- Portrayed by: Vanessa Rare
- Duration: 2001–2006
- First appearance: 5 April 2001
- Last appearance: 14 April 2006
- Created by: Jason Daniel
- Introduced by: Simon Bennett (2001) Harriet Crampton (2003, 2004) Jason Daniel (2006)

= Te Hana Hudson =

Te Hana Hudson (previously Kahu) is a fictional character on the New Zealand soap opera Shortland Street who was portrayed by Vanessa Rare for three stints between 2001 and 2006. The matriarch of the Hudson family unit, Te Hana was introduced during an infamous revamp of the show and was a representation of the working class New Zealander.

==Creation and casting==
In 2000 an Australian consultant made several large changes to the show that would see a more working class hospital portrayed. Te Hana, her husband Joe and children Mihi and Tama were created because of this. As part of the revamp, producers wished for a more community based cast with established family links, mimicking the past presence of the Warner and McKenna families. The Hudson's arrival was said to be a "shock" for the established character of Te Hana's brother, Victor Kahu (Calvin Tuteao). Vanessa Rare was cast in the role. Rare left the role in 2003 but returned in several sporadic stints. She returned for several episodes in a guest role in 2003 and returned the following year for several months before departing on 28 January 2005. She returned in 2006 for another guest stint as part of on screen son David Wikaira-Paul's departure.

==Storylines==
Te Hana arrived with her family for a fresh start but she grew annoyed at her brother Victor's (Calvin Tuteao) attempts to break up her marriage to Joe Hudson (Rawiri Paratene). Te Hana developed a crush on Geoff Greenlaw (Andrew Laing) and the two eventually kissed, only to be caught by Te Hana's daughter Mihi (Quantrelle King) who told Joe, ending the marriage. It seemed Te Hana and Joe were heading for reconciliation but he ended up leaving the country and Te Hana and Geoff got together. Te Hana realized Geoff had killed a patient and took the blame, suffering a demotion. She was delighted to welcome her foster daughter Shannon (Amber Curreen) back into her life but discovered she was pregnant to her teenage son Tama Hudson (David Wikaira-Paul). Te Hana's demotion continued to drive her away from Geoff and the two broke up before Te Hana left Ferndale to be closer to Mihi. She made a brief return later in the year and was shocked to learn Geoff was in fact gay.

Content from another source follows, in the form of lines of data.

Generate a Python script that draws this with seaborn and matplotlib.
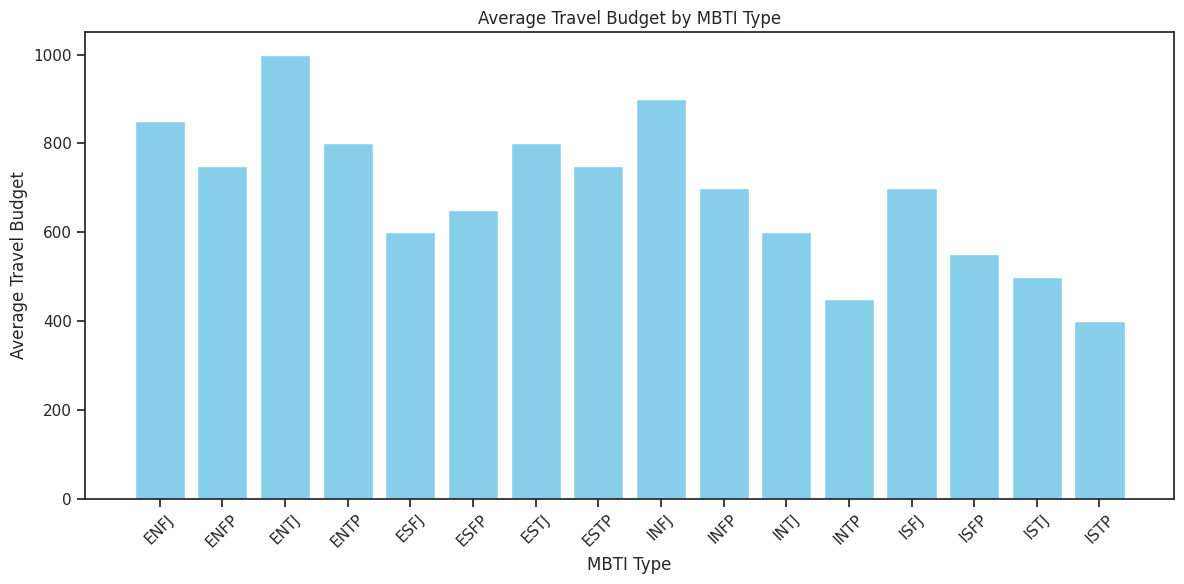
import matplotlib
matplotlib.use("Agg")
import matplotlib.pyplot as plt
import seaborn as sns
import pandas as pd

types = ["ENFJ", "ENFP", "ENTJ", "ENTP", "ESFJ", "ESFP", "ESTJ", "ESTP",
         "INFJ", "INFP", "INTJ", "INTP", "ISFJ", "ISFP", "ISTJ", "ISTP"]
budgets = [850, 750, 1000, 800, 600, 650, 800, 750,
           900, 700, 600, 450, 700, 550, 500, 400]

sns.set_theme(style="ticks")
df = pd.DataFrame({"MBTI Type": types, "Average Travel Budget": budgets})

fig, ax = plt.subplots(figsize=(12, 6), dpi=100)
sns.barplot(data=df, x="MBTI Type", y="Average Travel Budget", color="skyblue",
            saturation=1, width=0.8, ax=ax, errorbar=None)
n = len(types)
ax.set_xlim(-0.4 - 0.05 * (n - 0.2), n - 1 + 0.4 + 0.05 * (n - 0.2))
ax.set_title("Average Travel Budget by MBTI Type")
ax.set_xlabel("MBTI Type")
ax.set_ylabel("Average Travel Budget")
plt.xticks(rotation=45)
plt.tight_layout()
fig.savefig("out.png", dpi=100, bbox_inches="tight")
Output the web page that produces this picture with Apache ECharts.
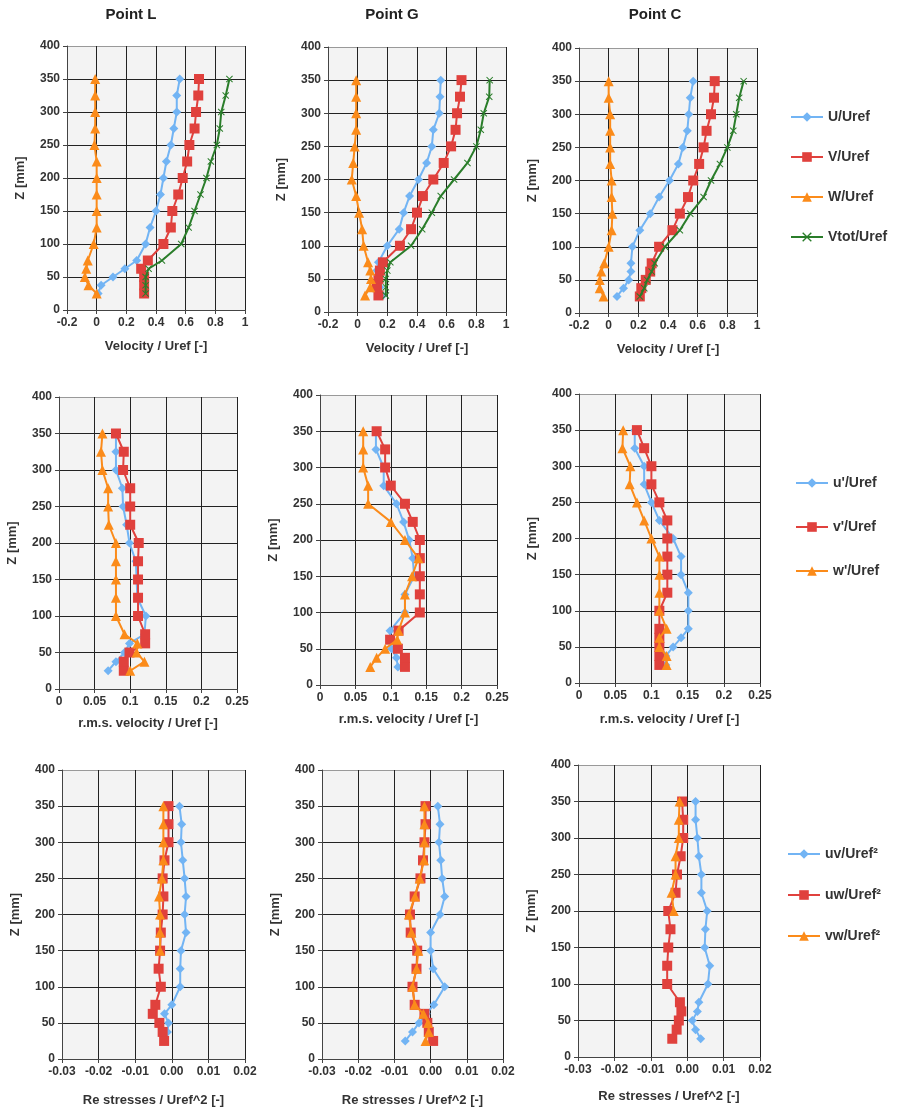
<!DOCTYPE html>
<html><head><meta charset="utf-8">
<script src="https://cdn.jsdelivr.net/npm/echarts@6/dist/echarts.min.js"></script>
<style>html,body{margin:0;padding:0;background:#fff}#c{width:909px;height:1110px}</style>
</head><body><div id="c"></div>
<script>
// ---------- DATA ----------
const zLevels = [25, 37.5, 50, 62.5, 75, 100, 125, 150, 175, 200, 225, 250, 275, 300, 325, 350];
const pointTitles = ['Point L', 'Point G', 'Point C'];

const velTicks = [-0.2, 0, 0.2, 0.4, 0.6, 0.8, 1];
const rmsTicks = [0, 0.05, 0.1, 0.15, 0.2, 0.25];
const reTicks = [-0.03, -0.02, -0.01, 0.00, 0.01, 0.02];
const zTicks = [0, 50, 100, 150, 200, 250, 300, 350, 400];

const velNames = ['U/Uref', 'V/Uref', 'W/Uref', 'Vtot/Uref'];
const rmsNames = ["u'/Uref", "v'/Uref", "w'/Uref"];
const reNames = ['uv/Uref\u00b2', 'uw/Uref\u00b2', 'vw/Uref\u00b2'];

// Mean velocities
const U_L = [0.01, 0.03, 0.11, 0.19, 0.27, 0.33, 0.36, 0.40, 0.43, 0.45, 0.47, 0.50, 0.52, 0.54, 0.54, 0.56];
const V_L = [0.32, 0.32, 0.32, 0.30, 0.345, 0.45, 0.50, 0.51, 0.55, 0.58, 0.61, 0.625, 0.66, 0.67, 0.685, 0.69];
const W_L = [0.0, -0.055, -0.08, -0.07, -0.06, -0.02, 0.0, 0.0, 0.0, 0.0, 0.0, -0.015, -0.01, -0.01, -0.01, -0.01];
const Vtot_L = [0.33, 0.33, 0.33, 0.35, 0.44, 0.57, 0.62, 0.66, 0.70, 0.74, 0.77, 0.81, 0.83, 0.84, 0.87, 0.895];

const U_G = [0.17, 0.15, 0.14, 0.13, 0.14, 0.20, 0.28, 0.31, 0.35, 0.41, 0.465, 0.50, 0.51, 0.55, 0.555, 0.56];
const V_G = [0.14, 0.13, 0.14, 0.15, 0.17, 0.285, 0.36, 0.40, 0.44, 0.51, 0.58, 0.63, 0.66, 0.67, 0.69, 0.70];
const W_G = [0.05, 0.085, 0.09, 0.085, 0.07, 0.04, 0.03, 0.01, -0.01, -0.04, -0.03, -0.02, -0.01, -0.01, -0.01, -0.01];
const Vtot_G = [0.19, 0.19, 0.19, 0.20, 0.22, 0.36, 0.435, 0.50, 0.56, 0.65, 0.74, 0.80, 0.83, 0.85, 0.887, 0.89];

const U_C = [0.056, 0.10, 0.135, 0.15, 0.15, 0.16, 0.21, 0.28, 0.34, 0.41, 0.47, 0.50, 0.53, 0.54, 0.55, 0.57];
const V_C = [0.21, 0.22, 0.25, 0.28, 0.29, 0.34, 0.43, 0.48, 0.535, 0.57, 0.61, 0.64, 0.66, 0.69, 0.71, 0.715];
const W_C = [-0.035, -0.06, -0.06, -0.05, -0.03, 0.0, 0.02, 0.025, 0.02, 0.02, 0.01, 0.01, 0.01, 0.01, 0.0, 0.0];
const Vtot_C = [0.21, 0.24, 0.26, 0.29, 0.31, 0.38, 0.48, 0.55, 0.64, 0.69, 0.75, 0.80, 0.84, 0.86, 0.88, 0.91];

// r.m.s. velocities
const u_L = [0.069, 0.08, 0.092, 0.099, 0.12, 0.122, 0.11, 0.109, 0.108, 0.099, 0.095, 0.09, 0.089, 0.08, 0.08, 0.08];
const v_L = [0.091, 0.091, 0.099, 0.121, 0.121, 0.111, 0.111, 0.111, 0.111, 0.112, 0.10, 0.10, 0.10, 0.09, 0.091, 0.08];
const w_L = [0.10, 0.12, 0.109, 0.11, 0.092, 0.08, 0.08, 0.08, 0.08, 0.08, 0.07, 0.069, 0.069, 0.061, 0.059, 0.061];

const u_G = [0.11, 0.108, 0.101, 0.099, 0.099, 0.12, 0.12, 0.133, 0.131, 0.126, 0.118, 0.108, 0.09, 0.09, 0.079, 0.079];
const v_G = [0.12, 0.12, 0.11, 0.099, 0.111, 0.141, 0.141, 0.141, 0.141, 0.141, 0.131, 0.12, 0.10, 0.092, 0.092, 0.08];
const w_G = [0.071, 0.08, 0.092, 0.109, 0.111, 0.12, 0.12, 0.13, 0.139, 0.12, 0.10, 0.068, 0.068, 0.061, 0.061, 0.061];

const u_C = [0.12, 0.12, 0.13, 0.141, 0.151, 0.151, 0.151, 0.141, 0.141, 0.13, 0.111, 0.10, 0.09, 0.09, 0.077, 0.077];
const v_C = [0.111, 0.111, 0.111, 0.111, 0.111, 0.111, 0.122, 0.122, 0.122, 0.122, 0.122, 0.111, 0.10, 0.10, 0.09, 0.08];
const w_C = [0.121, 0.121, 0.111, 0.111, 0.121, 0.111, 0.111, 0.111, 0.111, 0.10, 0.09, 0.08, 0.07, 0.071, 0.06, 0.061];

// Reynolds stresses
const uv_L = [-0.002, -0.0012, -0.0009, -0.002, 0.0, 0.0023, 0.0023, 0.0025, 0.0039, 0.0035, 0.0039, 0.0035, 0.003, 0.0025, 0.0027, 0.0021];
const uw_L = [-0.0021, -0.0025, -0.0034, -0.0052, -0.0045, -0.003, -0.0036, -0.0032, -0.003, -0.0025, -0.0023, -0.0025, -0.002, -0.0009, -0.0009, -0.0009];
const vw_L = [null, null, null, null, null, null, null, -0.0032, -0.0032, -0.0032, -0.0035, -0.0027, -0.0023, -0.0023, -0.0023, -0.0023];

const uv_G = [-0.007, -0.005, -0.0032, -0.0012, 0.0009, 0.0039, 0.0007, 0.0, 0.0, 0.0026, 0.0039, 0.0032, 0.0028, 0.0023, 0.0026, 0.002];
const uw_G = [0.0007, -0.0005, -0.0009, -0.0017, -0.0044, -0.005, -0.0039, -0.0037, -0.0055, -0.0057, -0.0044, -0.0028, -0.0021, -0.0017, -0.0014, -0.0014];
const vw_G = [-0.0014, -0.0005, -0.0007, -0.002, -0.0044, -0.005, -0.0039, -0.0034, -0.0053, -0.006, -0.0043, -0.003, -0.0018, -0.0017, -0.0017, -0.0017];

const uv_C = [0.0037, 0.0023, 0.0014, 0.0028, 0.0032, 0.0057, 0.0062, 0.0048, 0.005, 0.0055, 0.0039, 0.0039, 0.0032, 0.0028, 0.0023, 0.0023];
const uw_C = [-0.0041, -0.0029, -0.0023, -0.0016, -0.002, -0.0055, -0.0055, -0.0052, -0.0046, -0.0052, -0.0032, -0.0028, -0.0018, -0.0011, -0.0011, -0.0014];
const vw_C = [null, null, null, null, null, null, null, null, null, -0.0037, -0.0043, -0.0032, -0.0032, -0.0023, -0.0023, -0.0021];

// ---------- LAYOUT / STYLE ----------
const FONT = 'Liberation Sans, Arial, sans-serif';
const TXT = '#333';
const colors = { blue: '#72b4f4', red: '#e0413d', orange: '#fb8b1a', green: '#2a7d2a' };
const xPath = 'path://M0,1L1,0L5,4L9,0L10,1L6,5L10,9L9,10L5,6L1,10L0,9L4,5Z';
const styles = [
  { color: colors.blue, symbol: 'diamond', size: 9 },
  { color: colors.red, symbol: 'rect', size: 10 },
  { color: colors.orange, symbol: 'triangle', size: 10 },
  { color: colors.green, symbol: xPath, size: 7 }
];

const grids = [
  [67, 46, 178, 264], [328, 47, 178, 265], [579, 48, 178, 265],
  [59, 397, 178, 292], [320, 395, 177, 290], [579, 394, 181, 289],
  [62, 770, 183, 289], [322, 770, 181, 289], [578, 765, 182, 292]
];
const xNameGap = [30, 30, 30, 28, 28, 30, 35, 35, 33];

const rows = [
  { ticks: velTicks, name: 'Velocity / Uref [-]', names: velNames, fmt: null,
    sets: [[U_L, V_L, W_L, Vtot_L], [U_G, V_G, W_G, Vtot_G], [U_C, V_C, W_C, Vtot_C]] },
  { ticks: rmsTicks, name: 'r.m.s. velocity / Uref [-]', names: rmsNames, fmt: null,
    sets: [[u_L, v_L, w_L], [u_G, v_G, w_G], [u_C, v_C, w_C]] },
  { ticks: reTicks, name: 'Re stresses / Uref^2 [-]', names: reNames, fmt: v => v.toFixed(2),
    sets: [[uv_L, uw_L, vw_L], [uv_G, uw_G, vw_G], [uv_C, uw_C, vw_C]] }
];

const gridOpt = [], xAxes = [], yAxes = [], series = [];
rows.forEach((row, r) => {
  for (let c = 0; c < 3; c++) {
    const i = r * 3 + c;
    const g = grids[i];
    gridOpt.push({ left: g[0], top: g[1], width: g[2], height: g[3], show: true,
      backgroundColor: '#f3f3f3', borderWidth: 0, containLabel: false });
    const t = row.ticks;
    xAxes.push({
      type: 'value', gridIndex: i, min: t[0], max: t[t.length - 1],
      interval: +(t[1] - t[0]).toFixed(4),
      name: row.name, nameLocation: 'middle', nameGap: xNameGap[i],
      nameTextStyle: { fontFamily: FONT, fontWeight: 'bold', fontSize: 13, color: TXT },
      axisLine: { show: true, onZero: false, lineStyle: { color: '#444', width: 1 } },
      axisTick: { show: true, length: 4, lineStyle: { color: '#444' } },
      axisLabel: { fontFamily: FONT, fontWeight: 'bold', fontSize: 12, color: TXT, margin: 7,
        formatter: row.fmt || undefined, showMinLabel: true, showMaxLabel: true },
      splitLine: { show: true, lineStyle: { color: '#222', width: 1 } }
    });
    yAxes.push({
      type: 'value', gridIndex: i, min: zTicks[0], max: zTicks[zTicks.length - 1],
      interval: zTicks[1] - zTicks[0],
      name: 'Z [mm]', nameLocation: 'middle', nameGap: 40, nameRotate: 90,
      nameTextStyle: { fontFamily: FONT, fontWeight: 'bold', fontSize: 13, color: TXT },
      axisLine: { show: true, onZero: false, lineStyle: { color: '#444', width: 1 } },
      axisTick: { show: true, length: 4, lineStyle: { color: '#444' } },
      axisLabel: { fontFamily: FONT, fontWeight: 'bold', fontSize: 12, color: TXT, margin: 7 },
      splitLine: { show: true, lineStyle: { color: ['#222', '#222', '#222', '#222', '#222', '#222', '#222', '#222', '#999'], width: 1 } }
    });
    row.sets[c].forEach((vals, k) => {
      const st = styles[k];
      const data = [];
      zLevels.forEach((z, j) => { if (vals[j] !== null && vals[j] !== undefined) data.push([vals[j], z]); });
      series.push({
        type: 'line', name: row.names[k], xAxisIndex: i, yAxisIndex: i,
        data: data, symbol: st.symbol, symbolSize: st.size, showSymbol: true,
        lineStyle: { color: st.color, width: 2 },
        itemStyle: { color: st.color, borderWidth: 0 },
        animation: false, silent: true, z: 2 + k
      });
    });
  }
});

const legendBase = (names, left, top, gap) => ({
  data: names, orient: 'vertical', left: left, top: top, itemGap: gap,
  itemWidth: 32, itemHeight: 12,
  textStyle: { fontFamily: FONT, fontWeight: 'bold', fontSize: 14, color: TXT, padding: [0, 0, 0, 0] }
});

const option = {
  animation: false,
  backgroundColor: '#ffffff',
  grid: gridOpt, xAxis: xAxes, yAxis: yAxes, series: series,
  legend: [
    legendBase(velNames, 785, 105, 26),
    legendBase(rmsNames, 790, 471, 30),
    legendBase(reNames, 782, 842, 27)
  ],
  graphic: [
    { type: 'text', x: 131, y: 7, style: { text: pointTitles[0], align: 'center', verticalAlign: 'top', font: 'bold 15px ' + FONT, fill: '#222' } },
    { type: 'text', x: 392, y: 7, style: { text: pointTitles[1], align: 'center', verticalAlign: 'top', font: 'bold 15px ' + FONT, fill: '#222' } },
    { type: 'text', x: 655, y: 7, style: { text: pointTitles[2], align: 'center', verticalAlign: 'top', font: 'bold 15px ' + FONT, fill: '#222' } }
  ]
};

const chart = echarts.init(document.getElementById('c'), null, { renderer: 'canvas' });
chart.setOption(option);
</script>
</body></html>
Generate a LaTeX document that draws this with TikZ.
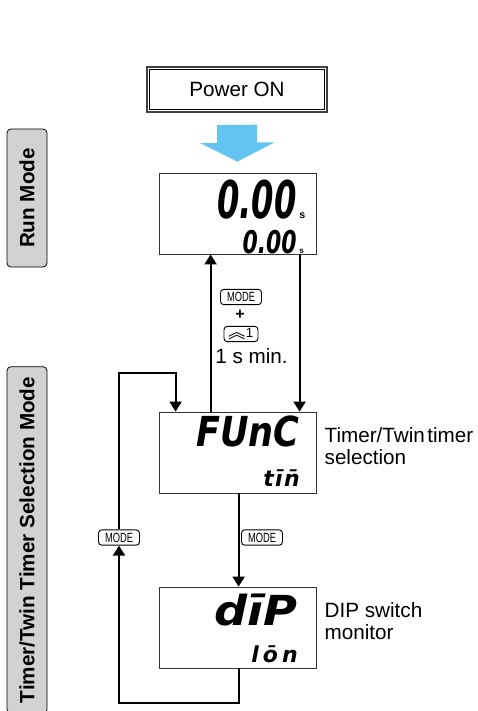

Te Hana returned to support Victor following his arrest for the murder of Geoff. After being delegated the position of charge nurse while Judy (Donogh Rees) was assigned to office work by Andrew Solomon (Paolo Rotondo), Te Hana took a break before returning. Not long after returning, Te Hana was angered to find that Tama had gotten back together with Shannon after she had cheated on him with Vinnie Kruse (Pua Magasiva) and was further angered by the fact the two had decided to get married on Christmas Day. Despite initially deciding to boycott the ceremony, Te Hana gave her blessing to Shannon and attended. Te Hana would then get together in the New Year with Bronson Paraone (Kirk Torrance). Te Hana decided to take a brief break with Bronson to visit the family marae, however she ended up not returning. Te Hana returned a year later to support Tama and his custody battle against Shannon for their daughter Rangimarie (Mia Curreen-Poko) after the two split when Shannon once again strayed from Tama and got into a relationship with Tama's cousin Whetu (Taungaroa Emile). Amongst the hostilities between Tama and Shannon and Whetu, Te Hana would assault her daughter in law. After Tama and Shannon realised the other parties were a distraction, the two talked things out and decided to split amicably with Shannon getting custody. Shannon and Whetu would leave Ferndale for good with Te Hana and Tama doing the same in April 2006.

==Character development==
Upon arrival Te Hana was described as; "a strong Maori woman" and was "fiercely ambitious for her kids". The move to the city proved positive for Te Hana, as she was "determined to get ahead now that she and her family have made a fresh start in the city". Te Hana was also said to be "on a mission to achieve success for herself and her family on her own terms." Producer Simon Bennett described the family, stating "The Hudson family is poor. They’ve moved to the city from the country and they’re trying to start a new life with nothing".

==Reception==
Producer Simon Bennett did not enjoy the introduction of the Hudson family, stating: "With the best will in the world the intention to introduce a down on their luck Maori family who moved from the country to the city came across as mawkish and somewhat PC in flavour." The inclusion of the Hudson family did however bring on a more appropriately balanced amount of Māori culture into the soap both on and offscreen. The Hudson "era" has since been identified as the peak of Māori inclusion in the show. It was also said to introduce a large Māori audience and help accurately define the race demographics.